--- Start Given data ---

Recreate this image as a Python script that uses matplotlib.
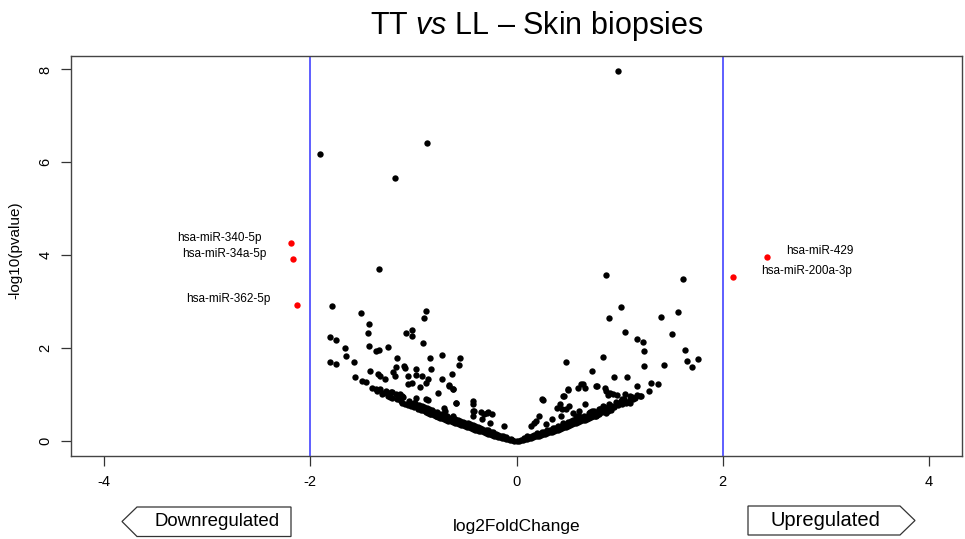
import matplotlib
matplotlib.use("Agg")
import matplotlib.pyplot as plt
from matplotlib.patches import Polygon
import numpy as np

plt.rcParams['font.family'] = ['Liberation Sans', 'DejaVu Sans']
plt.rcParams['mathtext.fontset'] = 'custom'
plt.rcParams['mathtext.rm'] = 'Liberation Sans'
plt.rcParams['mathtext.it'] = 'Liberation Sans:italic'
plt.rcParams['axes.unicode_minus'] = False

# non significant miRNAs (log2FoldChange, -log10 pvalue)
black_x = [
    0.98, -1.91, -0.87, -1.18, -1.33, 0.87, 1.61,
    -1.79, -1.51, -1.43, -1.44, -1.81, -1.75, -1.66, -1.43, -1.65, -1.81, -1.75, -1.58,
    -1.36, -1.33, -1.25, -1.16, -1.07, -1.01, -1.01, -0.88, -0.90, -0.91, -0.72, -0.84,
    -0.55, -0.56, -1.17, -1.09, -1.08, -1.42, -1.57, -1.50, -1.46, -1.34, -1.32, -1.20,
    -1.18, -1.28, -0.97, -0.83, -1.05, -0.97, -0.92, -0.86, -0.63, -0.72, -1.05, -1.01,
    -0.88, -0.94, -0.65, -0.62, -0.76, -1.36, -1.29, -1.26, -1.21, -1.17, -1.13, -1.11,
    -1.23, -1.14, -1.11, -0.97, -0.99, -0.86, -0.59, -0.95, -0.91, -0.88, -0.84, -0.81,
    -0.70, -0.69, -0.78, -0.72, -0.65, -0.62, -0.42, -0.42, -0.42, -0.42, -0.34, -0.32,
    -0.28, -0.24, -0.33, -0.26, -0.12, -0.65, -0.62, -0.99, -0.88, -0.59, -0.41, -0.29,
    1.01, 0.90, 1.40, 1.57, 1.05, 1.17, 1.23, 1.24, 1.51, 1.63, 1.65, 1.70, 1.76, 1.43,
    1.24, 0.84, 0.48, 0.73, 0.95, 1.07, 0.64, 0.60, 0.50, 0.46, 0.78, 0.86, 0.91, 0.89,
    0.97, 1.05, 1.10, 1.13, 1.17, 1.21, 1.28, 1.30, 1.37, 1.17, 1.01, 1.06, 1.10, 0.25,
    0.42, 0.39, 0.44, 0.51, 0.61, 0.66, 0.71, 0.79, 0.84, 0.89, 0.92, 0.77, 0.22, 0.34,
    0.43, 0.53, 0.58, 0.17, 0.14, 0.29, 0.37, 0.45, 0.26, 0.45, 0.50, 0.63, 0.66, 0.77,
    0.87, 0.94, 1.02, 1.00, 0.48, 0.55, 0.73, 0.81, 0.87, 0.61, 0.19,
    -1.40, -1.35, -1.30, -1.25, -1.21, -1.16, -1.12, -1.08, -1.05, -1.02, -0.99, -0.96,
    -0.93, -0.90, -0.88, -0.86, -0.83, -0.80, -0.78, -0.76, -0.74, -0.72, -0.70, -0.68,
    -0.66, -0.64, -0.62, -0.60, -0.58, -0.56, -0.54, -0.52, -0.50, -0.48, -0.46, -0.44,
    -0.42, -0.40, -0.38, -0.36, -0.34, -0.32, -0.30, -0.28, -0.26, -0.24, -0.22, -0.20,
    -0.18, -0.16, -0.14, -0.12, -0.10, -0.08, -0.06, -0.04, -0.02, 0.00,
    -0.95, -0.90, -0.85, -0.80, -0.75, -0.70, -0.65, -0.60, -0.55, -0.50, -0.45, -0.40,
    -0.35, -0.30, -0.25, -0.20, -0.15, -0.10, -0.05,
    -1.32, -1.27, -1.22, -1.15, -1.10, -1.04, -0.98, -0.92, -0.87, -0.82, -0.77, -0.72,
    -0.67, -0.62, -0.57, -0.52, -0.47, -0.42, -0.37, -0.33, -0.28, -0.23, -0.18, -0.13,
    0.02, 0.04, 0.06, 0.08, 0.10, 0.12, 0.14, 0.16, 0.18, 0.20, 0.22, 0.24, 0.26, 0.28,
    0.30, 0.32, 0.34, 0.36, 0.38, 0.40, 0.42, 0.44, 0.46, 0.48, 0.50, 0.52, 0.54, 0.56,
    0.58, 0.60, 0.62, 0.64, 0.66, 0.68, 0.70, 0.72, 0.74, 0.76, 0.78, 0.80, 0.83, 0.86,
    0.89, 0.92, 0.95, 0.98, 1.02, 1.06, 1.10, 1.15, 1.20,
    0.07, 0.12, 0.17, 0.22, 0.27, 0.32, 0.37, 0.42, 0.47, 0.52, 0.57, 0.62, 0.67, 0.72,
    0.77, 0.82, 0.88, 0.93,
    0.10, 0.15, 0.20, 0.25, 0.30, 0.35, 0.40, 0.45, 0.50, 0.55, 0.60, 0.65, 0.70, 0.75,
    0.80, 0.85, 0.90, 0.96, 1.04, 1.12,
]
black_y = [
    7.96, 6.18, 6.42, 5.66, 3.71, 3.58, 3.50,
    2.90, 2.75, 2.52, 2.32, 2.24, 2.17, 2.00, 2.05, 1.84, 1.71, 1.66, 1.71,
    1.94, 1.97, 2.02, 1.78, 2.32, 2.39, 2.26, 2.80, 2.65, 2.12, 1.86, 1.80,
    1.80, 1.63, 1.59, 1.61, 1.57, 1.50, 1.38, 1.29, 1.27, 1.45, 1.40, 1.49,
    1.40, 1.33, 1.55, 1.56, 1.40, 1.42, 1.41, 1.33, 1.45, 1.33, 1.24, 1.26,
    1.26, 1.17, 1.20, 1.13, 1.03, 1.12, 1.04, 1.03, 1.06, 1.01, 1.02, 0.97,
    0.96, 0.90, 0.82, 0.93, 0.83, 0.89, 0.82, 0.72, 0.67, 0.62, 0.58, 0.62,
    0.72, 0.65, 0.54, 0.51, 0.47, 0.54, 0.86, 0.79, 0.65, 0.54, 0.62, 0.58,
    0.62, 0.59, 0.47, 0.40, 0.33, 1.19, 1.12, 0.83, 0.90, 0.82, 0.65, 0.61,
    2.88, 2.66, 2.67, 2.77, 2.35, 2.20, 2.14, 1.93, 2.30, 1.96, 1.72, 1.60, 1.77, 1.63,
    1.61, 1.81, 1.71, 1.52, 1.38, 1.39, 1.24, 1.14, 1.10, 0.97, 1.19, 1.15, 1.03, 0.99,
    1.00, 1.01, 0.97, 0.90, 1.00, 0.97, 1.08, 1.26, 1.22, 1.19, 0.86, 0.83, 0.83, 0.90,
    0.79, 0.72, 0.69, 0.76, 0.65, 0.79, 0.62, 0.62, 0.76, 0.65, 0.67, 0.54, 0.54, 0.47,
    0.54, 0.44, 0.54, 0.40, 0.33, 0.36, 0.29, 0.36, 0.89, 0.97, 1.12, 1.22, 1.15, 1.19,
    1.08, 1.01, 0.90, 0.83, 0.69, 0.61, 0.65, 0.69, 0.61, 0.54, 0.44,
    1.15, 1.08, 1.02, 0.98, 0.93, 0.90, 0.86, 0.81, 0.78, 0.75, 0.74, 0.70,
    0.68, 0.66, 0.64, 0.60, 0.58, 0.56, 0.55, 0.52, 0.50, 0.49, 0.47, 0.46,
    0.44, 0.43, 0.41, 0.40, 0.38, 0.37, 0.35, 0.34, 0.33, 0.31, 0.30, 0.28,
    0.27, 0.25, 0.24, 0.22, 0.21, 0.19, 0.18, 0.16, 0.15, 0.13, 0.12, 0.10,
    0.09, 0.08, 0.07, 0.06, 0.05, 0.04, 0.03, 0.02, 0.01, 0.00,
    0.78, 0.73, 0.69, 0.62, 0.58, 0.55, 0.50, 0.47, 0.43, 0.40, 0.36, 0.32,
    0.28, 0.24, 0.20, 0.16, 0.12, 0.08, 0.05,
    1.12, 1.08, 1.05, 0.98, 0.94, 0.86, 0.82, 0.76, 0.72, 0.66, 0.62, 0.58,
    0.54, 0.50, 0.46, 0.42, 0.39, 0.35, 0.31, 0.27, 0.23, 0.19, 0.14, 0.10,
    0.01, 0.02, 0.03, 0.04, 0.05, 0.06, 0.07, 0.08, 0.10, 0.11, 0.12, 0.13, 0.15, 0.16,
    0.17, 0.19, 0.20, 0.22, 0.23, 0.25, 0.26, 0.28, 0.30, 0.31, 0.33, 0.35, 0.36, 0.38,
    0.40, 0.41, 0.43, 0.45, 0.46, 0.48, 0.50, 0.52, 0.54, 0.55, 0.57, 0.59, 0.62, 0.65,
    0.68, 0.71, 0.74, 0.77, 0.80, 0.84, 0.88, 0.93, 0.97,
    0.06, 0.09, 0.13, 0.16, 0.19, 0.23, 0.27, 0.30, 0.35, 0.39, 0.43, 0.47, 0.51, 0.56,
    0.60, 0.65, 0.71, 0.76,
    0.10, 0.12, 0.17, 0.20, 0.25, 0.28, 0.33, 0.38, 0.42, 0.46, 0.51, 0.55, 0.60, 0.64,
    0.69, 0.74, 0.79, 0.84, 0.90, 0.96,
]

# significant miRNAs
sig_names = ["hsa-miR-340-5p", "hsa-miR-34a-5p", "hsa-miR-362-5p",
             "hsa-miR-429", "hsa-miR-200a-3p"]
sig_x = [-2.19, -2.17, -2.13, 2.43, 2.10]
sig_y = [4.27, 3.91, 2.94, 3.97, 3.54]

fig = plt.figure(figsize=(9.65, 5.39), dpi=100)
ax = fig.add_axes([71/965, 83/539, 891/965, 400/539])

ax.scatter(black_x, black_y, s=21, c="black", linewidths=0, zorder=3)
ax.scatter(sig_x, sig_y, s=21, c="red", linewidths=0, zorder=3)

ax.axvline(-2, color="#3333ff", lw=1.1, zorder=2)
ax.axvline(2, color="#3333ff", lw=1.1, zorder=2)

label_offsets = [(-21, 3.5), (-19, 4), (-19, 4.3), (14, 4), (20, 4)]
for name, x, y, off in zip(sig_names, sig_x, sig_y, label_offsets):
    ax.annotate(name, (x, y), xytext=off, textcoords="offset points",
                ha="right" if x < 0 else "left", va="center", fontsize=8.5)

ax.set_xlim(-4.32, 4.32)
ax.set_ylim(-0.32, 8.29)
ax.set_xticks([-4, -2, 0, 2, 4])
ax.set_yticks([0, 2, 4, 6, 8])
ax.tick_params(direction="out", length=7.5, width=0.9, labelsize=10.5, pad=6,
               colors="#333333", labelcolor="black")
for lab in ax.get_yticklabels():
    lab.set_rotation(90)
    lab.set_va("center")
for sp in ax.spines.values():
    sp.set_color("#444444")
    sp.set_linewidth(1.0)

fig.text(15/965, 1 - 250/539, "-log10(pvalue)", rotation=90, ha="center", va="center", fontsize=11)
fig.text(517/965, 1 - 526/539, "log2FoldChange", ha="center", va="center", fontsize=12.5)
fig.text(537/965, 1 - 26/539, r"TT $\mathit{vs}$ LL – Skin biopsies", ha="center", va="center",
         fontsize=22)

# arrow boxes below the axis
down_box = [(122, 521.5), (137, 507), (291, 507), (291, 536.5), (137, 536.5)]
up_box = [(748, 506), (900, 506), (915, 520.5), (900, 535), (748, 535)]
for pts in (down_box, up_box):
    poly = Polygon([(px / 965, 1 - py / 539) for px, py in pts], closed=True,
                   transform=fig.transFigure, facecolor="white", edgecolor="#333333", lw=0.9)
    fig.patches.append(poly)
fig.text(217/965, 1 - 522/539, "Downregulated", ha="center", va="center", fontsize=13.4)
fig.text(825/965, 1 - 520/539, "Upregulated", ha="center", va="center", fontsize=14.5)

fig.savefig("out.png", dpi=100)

--- End Given data ---

Go through the listing above line by line and say how many lines hold the word "matplotlib". Reply with that number only.

5